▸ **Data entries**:
"""

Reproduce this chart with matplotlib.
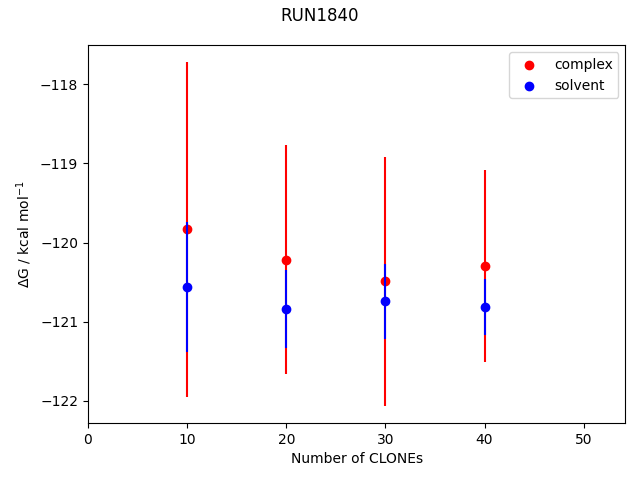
import matplotlib
matplotlib.use('Agg')
import matplotlib.pyplot as plt

clones = [10, 20, 30, 40]

complex_dg = [-119.835, -120.215, -120.49, -120.30]
complex_err = [2.11, 1.45, 1.57, 1.21]

solvent_dg = [-120.557, -120.84, -120.74, -120.81]
solvent_err = [0.82, 0.49, 0.475, 0.355]

fig = plt.figure()
ax = fig.add_subplot(111)

ax.errorbar(clones, complex_dg, yerr=complex_err, fmt='none', ecolor='red')
ax.scatter(clones, complex_dg, color='red', label='complex')
ax.errorbar(clones, solvent_dg, yerr=solvent_err, fmt='none', ecolor='blue')
ax.scatter(clones, solvent_dg, color='blue', label='solvent')

ax.set_xlim(0, 54.2)
ax.set_xlabel('Number of CLONEs')
ax.set_ylabel(r'$\Delta$G / kcal mol$^{-1}$')
ax.legend()
fig.suptitle('RUN1840', y=0.985)
fig.subplots_adjust(left=0.1375, right=0.977, top=0.906, bottom=0.119)
fig.savefig('out.png')
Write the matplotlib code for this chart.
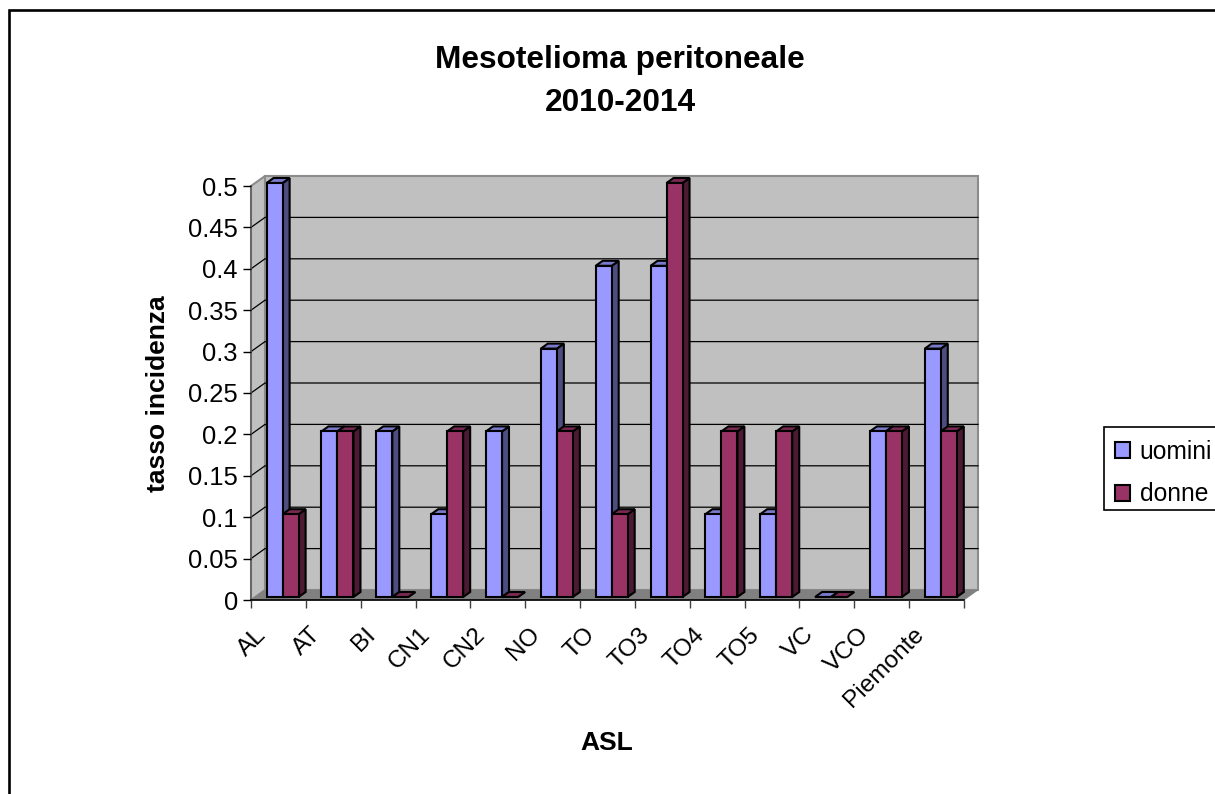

"""

▸ **WHAT YOU NEED TO DO**: Quote every record above exactly, omitting any pictures they contain.

▸ **COMPLETE ANSWER**:
Reproduce this chart with matplotlib.
import matplotlib
matplotlib.use('Agg')
import matplotlib.pyplot as plt

clones = [10, 20, 30, 40]

complex_dg = [-119.835, -120.215, -120.49, -120.30]
complex_err = [2.11, 1.45, 1.57, 1.21]

solvent_dg = [-120.557, -120.84, -120.74, -120.81]
solvent_err = [0.82, 0.49, 0.475, 0.355]

fig = plt.figure()
ax = fig.add_subplot(111)

ax.errorbar(clones, complex_dg, yerr=complex_err, fmt='none', ecolor='red')
ax.scatter(clones, complex_dg, color='red', label='complex')
ax.errorbar(clones, solvent_dg, yerr=solvent_err, fmt='none', ecolor='blue')
ax.scatter(clones, solvent_dg, color='blue', label='solvent')

ax.set_xlim(0, 54.2)
ax.set_xlabel('Number of CLONEs')
ax.set_ylabel(r'$\Delta$G / kcal mol$^{-1}$')
ax.legend()
fig.suptitle('RUN1840', y=0.985)
fig.subplots_adjust(left=0.1375, right=0.977, top=0.906, bottom=0.119)
fig.savefig('out.png')
Write the matplotlib code for this chart.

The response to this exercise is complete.